◆ Problem to solve: Write out each line exactly as given. Leave the pictures out of your copy.

Records from a data source:
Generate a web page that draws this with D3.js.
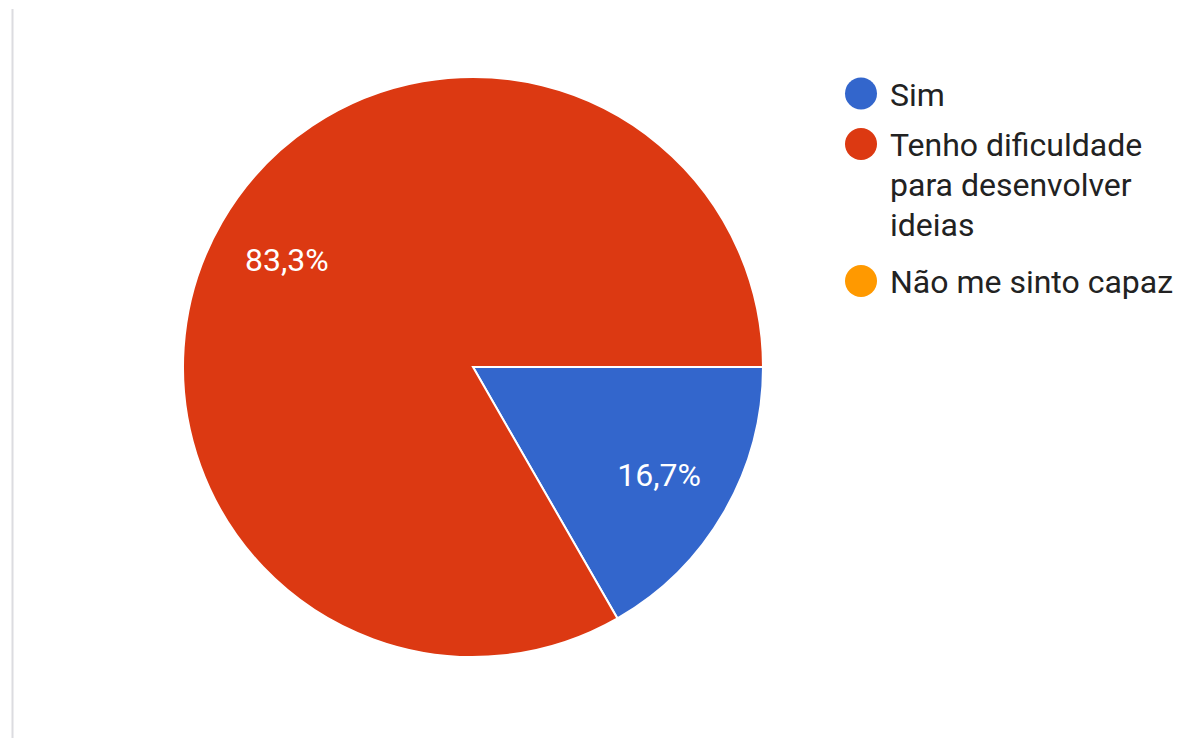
<!DOCTYPE html>
<html>
<head>
<meta charset="utf-8">
<script src="https://cdn.jsdelivr.net/npm/d3@7"></script>
<style>
  html, body { margin: 0; padding: 0; background: #ffffff; }
  svg { display: block; }
</style>
</head>
<body>
<svg id="chart" width="1181" height="738"></svg>
<script>
const categories = ["Sim", "Tenho dificuldade para desenvolver ideias", "Não me sinto capaz"];
const legendLines = [["Sim"], ["Tenho dificuldade", "para desenvolver", "ideias"], ["Não me sinto capaz"]];
const values = [16.7, 83.3, 0];
const labels = ["16,7%", "83,3%", ""];
const colors = ["#3366cc", "#dc3912", "#ff9900"];

const svg = d3.select("#chart");
const cx = 473, cy = 367, R = 290;

svg.append("line")
  .attr("x1", 12.5).attr("x2", 12.5).attr("y1", 9).attr("y2", 738)
  .attr("stroke", "#dcdce0").attr("stroke-width", 2);

const pie = d3.pie().sort(null).value(d => d.v)
  .startAngle(Math.PI / 2).endAngle(Math.PI / 2 + 2 * Math.PI);
const data = categories.map((c, i) => ({ c, v: values[i], color: colors[i], label: labels[i] }));
const arcs = pie(data);
const arc = d3.arc().innerRadius(0).outerRadius(R);

const g = svg.append("g").attr("transform", `translate(${cx},${cy})`);
g.selectAll("path").data(arcs.filter(d => d.data.v > 0)).join("path")
  .attr("d", arc)
  .attr("fill", d => d.data.color)
  .attr("stroke", "#ffffff").attr("stroke-width", 2);

g.selectAll("text").data(arcs.filter(d => d.data.v > 0)).join("text")
  .attr("transform", d => {
    const a = (d.startAngle + d.endAngle) / 2;
    const r = 215;
    return `translate(${r * Math.sin(a)},${-r * Math.cos(a)})`;
  })
  .attr("text-anchor", "middle")
  .attr("dy", "0.355em")
  .attr("fill", "#ffffff")
  .attr("font-family", "Roboto, sans-serif")
  .attr("font-size", 32)
  .text(d => d.data.label);

const legendY = [93.5, 144, 281];
const lg = svg.append("g");
legendLines.forEach((lines, i) => {
  lg.append("circle").attr("cx", 861).attr("cy", legendY[i]).attr("r", 16).attr("fill", colors[i]);
  lines.forEach((t, j) => {
    lg.append("text")
      .attr("x", 890).attr("y", legendY[i] + 12 + j * 40)
      .attr("fill", "#222222")
      .attr("font-family", "Roboto, sans-serif")
      .attr("font-size", 32)
      .text(t);
  });
});
</script>
</body>
</html>
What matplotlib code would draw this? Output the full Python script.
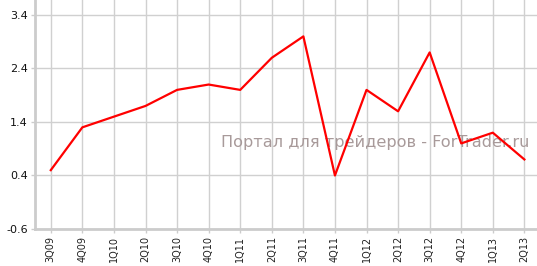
import matplotlib
matplotlib.use('Agg')
import matplotlib.pyplot as plt

# квартальные данные
quarters = ['3Q09', '4Q09', '1Q10', '2Q10', '3Q10', '4Q10', '1Q11', '2Q11',
            '3Q11', '4Q11', '1Q12', '2Q12', '3Q12', '4Q12', '1Q13', '2Q13']
values = [0.5, 1.3, 1.5, 1.7, 2.0, 2.1, 2.0, 2.6,
          3.0, 0.4, 2.0, 1.6, 2.7, 1.0, 1.2, 0.7]
y_ticks = [-0.6, 0.4, 1.4, 2.4, 3.4]

fig = plt.figure(figsize=(5.37, 2.66), dpi=100)
ax = fig.add_axes([35 / 537, 37 / 266, 1 - 35 / 537, 1 - 37 / 266])

x = list(range(len(quarters)))
ax.plot(x, values, color='#ff0000', lw=1.6, zorder=3)

ax.set_xlim(-0.5, 15.4)
ax.set_ylim(-0.6, 3.68)
ax.set_xticks(x)
ax.set_xticklabels(quarters, rotation=90, fontsize=7, color='#222222')
ax.set_yticks(y_ticks)
ax.set_yticklabels(['%.1f' % v for v in y_ticks], fontsize=8, color='#111111')

ax.grid(True, color='#d0d0d0', lw=1)
ax.set_axisbelow(True)
for s in ['top', 'right']:
    ax.spines[s].set_visible(False)
for s in ['left', 'bottom']:
    ax.spines[s].set_color('#cccccc')
    ax.spines[s].set_linewidth(2)
ax.tick_params(axis='both', color='#cccccc', length=3, width=1, pad=2)

# водяной знак (координаты в пикселях снизу)
ax.text(221, 123, 'Портал для трейдеров - ForTrader.ru', transform=None,
        fontsize=11.6, color='#a89a9a', va='center', ha='left', zorder=2)

fig.savefig('out.png', dpi=100)
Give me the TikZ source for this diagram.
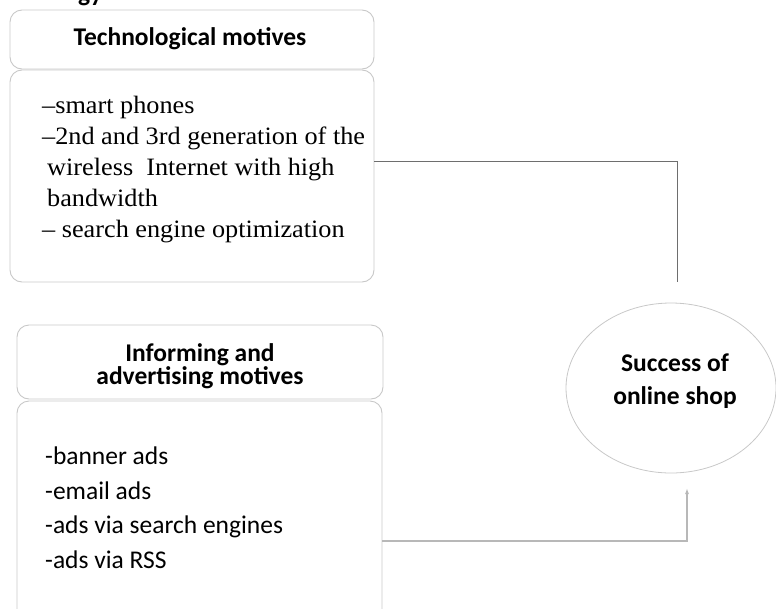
\documentclass[tikz,border=0pt]{standalone}
\usepackage{fontspec}
\setmainfont{Liberation Serif}
\newfontfamily\bodyserif[FakeStretch=1.05]{Liberation Serif}
\newfontfamily\calib{Carlito}
\usetikzlibrary{arrows.meta,shapes.geometric}

\definecolor{boxgray}{HTML}{C8C8C8}
\definecolor{linkdark}{HTML}{6E6E6E}
\definecolor{linklight}{HTML}{B8B8B8}

\begin{document}
\begin{tikzpicture}[x=1pt,y=-1pt,
  panel/.style={draw=boxgray, line width=0.9pt, rounded corners=12pt,
                inner sep=0pt, outer sep=0pt, anchor=north west},
  headtext/.style={font=\calib\bfseries\fontsize{25.5}{21}\selectfont,
                   inner sep=0pt, align=center},
  seriflist/.style={font=\bodyserif\fontsize{25}{31}\selectfont,
                    inner sep=0pt, align=left, anchor=north west},
  sanslist/.style={font=\calib\fontsize{25.5}{34.5}\selectfont,
                   inner sep=0pt, align=left, anchor=north west}]
\useasboundingbox (0,0) rectangle (776,608);
\clip (0,0) rectangle (776,608);

% heading cut at the top edge
\node[font=\calib\bfseries\fontsize{25.5}{30}\selectfont, inner sep=0pt,
      anchor=base west] (pagehead) at (78,1) {gy};

% technological motives
\node[panel, minimum width=364pt, minimum height=59pt] (techhead) at (10,10) {};
\node[panel, minimum width=364pt, minimum height=212pt] (techbody) at (10,70) {};
\node[headtext, anchor=base] (techtitle) at (190,45) {Technological motives};
\node[seriflist] (techlist) at (42,96)
  {–smart phones\\
   –2nd and 3rd generation of the\\
   \hspace{5pt}wireless\ \ Internet with high\\
   \hspace{5pt}bandwidth\\
   – search engine optimization};

% informing and advertising motives
\node[panel, minimum width=366pt, minimum height=74pt] (infohead) at (17,325) {};
\node[panel, minimum width=365pt, minimum height=232pt] (infobody) at (17,401) {};
\node[headtext, anchor=north] (infotitle) at (200,343)
  {Informing and\\advertising motives};
\node[sanslist] (infolist) at (45,447)
  {-banner ads\\-email ads\\-ads via search engines\\-ads via RSS};

% outcome
\node[draw=boxgray, line width=0.8pt, ellipse, minimum width=210pt,
      minimum height=170pt, inner sep=0pt] (success) at (671,388) {};
\node[headtext, font=\calib\bfseries\fontsize{25.5}{33}\selectfont,
      anchor=north] (successtext) at (675,354) {Success of\\online shop};

% connectors
\coordinate (topend) at (677,282);
\coordinate (botend) at (687,488);
\draw[linkdark, line width=0.8pt] ([yshift=15pt]techbody.east) -| (topend);
\draw[linklight, line width=1.5pt, -{Latex[length=6pt,width=4pt]}]
  ([yshift=-24pt]infobody.east) -| (botend);
\end{tikzpicture}
\end{document}
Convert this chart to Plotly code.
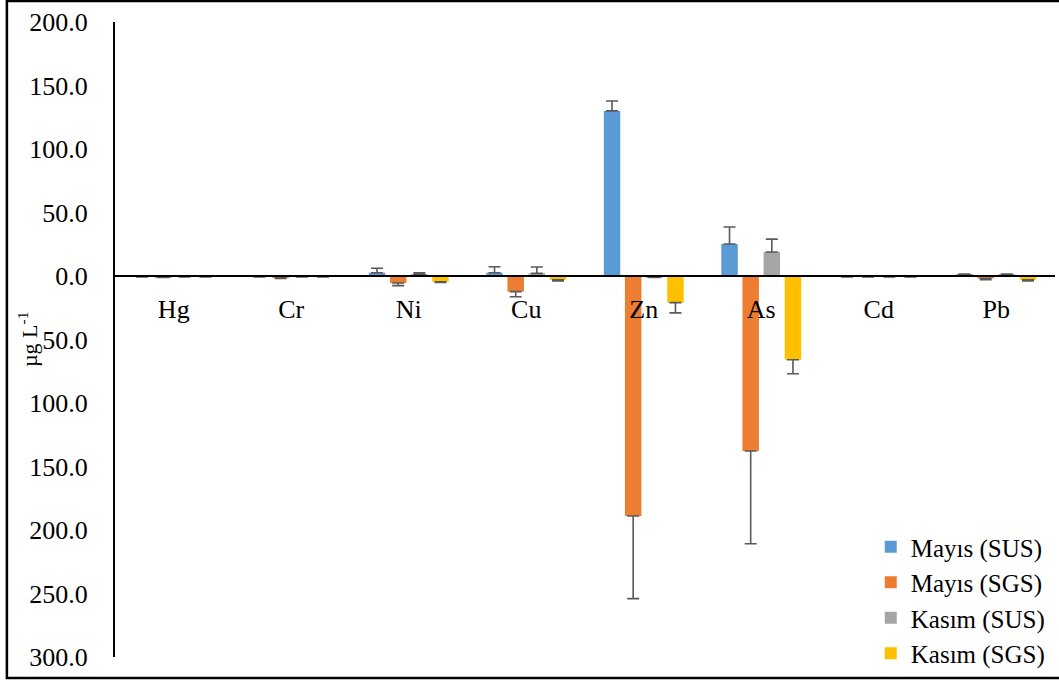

◆ Exercise output:
Generate a web page that draws this with D3.js.
<!DOCTYPE html>
<html>
<head>
<meta charset="utf-8">
<script src="https://cdn.jsdelivr.net/npm/d3@7"></script>
<style>
  html, body { margin: 0; padding: 0; background: #ffffff; }
  svg { display: block; }
</style>
</head>
<body>
<svg id="chart" width="1181" height="738"></svg>
<script>
const categories = ["Sim", "Tenho dificuldade para desenvolver ideias", "Não me sinto capaz"];
const legendLines = [["Sim"], ["Tenho dificuldade", "para desenvolver", "ideias"], ["Não me sinto capaz"]];
const values = [16.7, 83.3, 0];
const labels = ["16,7%", "83,3%", ""];
const colors = ["#3366cc", "#dc3912", "#ff9900"];

const svg = d3.select("#chart");
const cx = 473, cy = 367, R = 290;

svg.append("line")
  .attr("x1", 12.5).attr("x2", 12.5).attr("y1", 9).attr("y2", 738)
  .attr("stroke", "#dcdce0").attr("stroke-width", 2);

const pie = d3.pie().sort(null).value(d => d.v)
  .startAngle(Math.PI / 2).endAngle(Math.PI / 2 + 2 * Math.PI);
const data = categories.map((c, i) => ({ c, v: values[i], color: colors[i], label: labels[i] }));
const arcs = pie(data);
const arc = d3.arc().innerRadius(0).outerRadius(R);

const g = svg.append("g").attr("transform", `translate(${cx},${cy})`);
g.selectAll("path").data(arcs.filter(d => d.data.v > 0)).join("path")
  .attr("d", arc)
  .attr("fill", d => d.data.color)
  .attr("stroke", "#ffffff").attr("stroke-width", 2);

g.selectAll("text").data(arcs.filter(d => d.data.v > 0)).join("text")
  .attr("transform", d => {
    const a = (d.startAngle + d.endAngle) / 2;
    const r = 215;
    return `translate(${r * Math.sin(a)},${-r * Math.cos(a)})`;
  })
  .attr("text-anchor", "middle")
  .attr("dy", "0.355em")
  .attr("fill", "#ffffff")
  .attr("font-family", "Roboto, sans-serif")
  .attr("font-size", 32)
  .text(d => d.data.label);

const legendY = [93.5, 144, 281];
const lg = svg.append("g");
legendLines.forEach((lines, i) => {
  lg.append("circle").attr("cx", 861).attr("cy", legendY[i]).attr("r", 16).attr("fill", colors[i]);
  lines.forEach((t, j) => {
    lg.append("text")
      .attr("x", 890).attr("y", legendY[i] + 12 + j * 40)
      .attr("fill", "#222222")
      .attr("font-family", "Roboto, sans-serif")
      .attr("font-size", 32)
      .text(t);
  });
});
</script>
</body>
</html>
What matplotlib code would draw this? Output the full Python script.
import matplotlib
matplotlib.use('Agg')
import matplotlib.pyplot as plt

# квартальные данные
quarters = ['3Q09', '4Q09', '1Q10', '2Q10', '3Q10', '4Q10', '1Q11', '2Q11',
            '3Q11', '4Q11', '1Q12', '2Q12', '3Q12', '4Q12', '1Q13', '2Q13']
values = [0.5, 1.3, 1.5, 1.7, 2.0, 2.1, 2.0, 2.6,
          3.0, 0.4, 2.0, 1.6, 2.7, 1.0, 1.2, 0.7]
y_ticks = [-0.6, 0.4, 1.4, 2.4, 3.4]

fig = plt.figure(figsize=(5.37, 2.66), dpi=100)
ax = fig.add_axes([35 / 537, 37 / 266, 1 - 35 / 537, 1 - 37 / 266])

x = list(range(len(quarters)))
ax.plot(x, values, color='#ff0000', lw=1.6, zorder=3)

ax.set_xlim(-0.5, 15.4)
ax.set_ylim(-0.6, 3.68)
ax.set_xticks(x)
ax.set_xticklabels(quarters, rotation=90, fontsize=7, color='#222222')
ax.set_yticks(y_ticks)
ax.set_yticklabels(['%.1f' % v for v in y_ticks], fontsize=8, color='#111111')

ax.grid(True, color='#d0d0d0', lw=1)
ax.set_axisbelow(True)
for s in ['top', 'right']:
    ax.spines[s].set_visible(False)
for s in ['left', 'bottom']:
    ax.spines[s].set_color('#cccccc')
    ax.spines[s].set_linewidth(2)
ax.tick_params(axis='both', color='#cccccc', length=3, width=1, pad=2)

# водяной знак (координаты в пикселях снизу)
ax.text(221, 123, 'Портал для трейдеров - ForTrader.ru', transform=None,
        fontsize=11.6, color='#a89a9a', va='center', ha='left', zorder=2)

fig.savefig('out.png', dpi=100)
Give me the TikZ source for this diagram.
\documentclass[tikz,border=0pt]{standalone}
\usepackage{fontspec}
\setmainfont{Liberation Serif}
\newfontfamily\bodyserif[FakeStretch=1.05]{Liberation Serif}
\newfontfamily\calib{Carlito}
\usetikzlibrary{arrows.meta,shapes.geometric}

\definecolor{boxgray}{HTML}{C8C8C8}
\definecolor{linkdark}{HTML}{6E6E6E}
\definecolor{linklight}{HTML}{B8B8B8}

\begin{document}
\begin{tikzpicture}[x=1pt,y=-1pt,
  panel/.style={draw=boxgray, line width=0.9pt, rounded corners=12pt,
                inner sep=0pt, outer sep=0pt, anchor=north west},
  headtext/.style={font=\calib\bfseries\fontsize{25.5}{21}\selectfont,
                   inner sep=0pt, align=center},
  seriflist/.style={font=\bodyserif\fontsize{25}{31}\selectfont,
                    inner sep=0pt, align=left, anchor=north west},
  sanslist/.style={font=\calib\fontsize{25.5}{34.5}\selectfont,
                   inner sep=0pt, align=left, anchor=north west}]
\useasboundingbox (0,0) rectangle (776,608);
\clip (0,0) rectangle (776,608);

% heading cut at the top edge
\node[font=\calib\bfseries\fontsize{25.5}{30}\selectfont, inner sep=0pt,
      anchor=base west] (pagehead) at (78,1) {gy};

% technological motives
\node[panel, minimum width=364pt, minimum height=59pt] (techhead) at (10,10) {};
\node[panel, minimum width=364pt, minimum height=212pt] (techbody) at (10,70) {};
\node[headtext, anchor=base] (techtitle) at (190,45) {Technological motives};
\node[seriflist] (techlist) at (42,96)
  {–smart phones\\
   –2nd and 3rd generation of the\\
   \hspace{5pt}wireless\ \ Internet with high\\
   \hspace{5pt}bandwidth\\
   – search engine optimization};

% informing and advertising motives
\node[panel, minimum width=366pt, minimum height=74pt] (infohead) at (17,325) {};
\node[panel, minimum width=365pt, minimum height=232pt] (infobody) at (17,401) {};
\node[headtext, anchor=north] (infotitle) at (200,343)
  {Informing and\\advertising motives};
\node[sanslist] (infolist) at (45,447)
  {-banner ads\\-email ads\\-ads via search engines\\-ads via RSS};

% outcome
\node[draw=boxgray, line width=0.8pt, ellipse, minimum width=210pt,
      minimum height=170pt, inner sep=0pt] (success) at (671,388) {};
\node[headtext, font=\calib\bfseries\fontsize{25.5}{33}\selectfont,
      anchor=north] (successtext) at (675,354) {Success of\\online shop};

% connectors
\coordinate (topend) at (677,282);
\coordinate (botend) at (687,488);
\draw[linkdark, line width=0.8pt] ([yshift=15pt]techbody.east) -| (topend);
\draw[linklight, line width=1.5pt, -{Latex[length=6pt,width=4pt]}]
  ([yshift=-24pt]infobody.east) -| (botend);
\end{tikzpicture}
\end{document}
Convert this chart to Plotly code.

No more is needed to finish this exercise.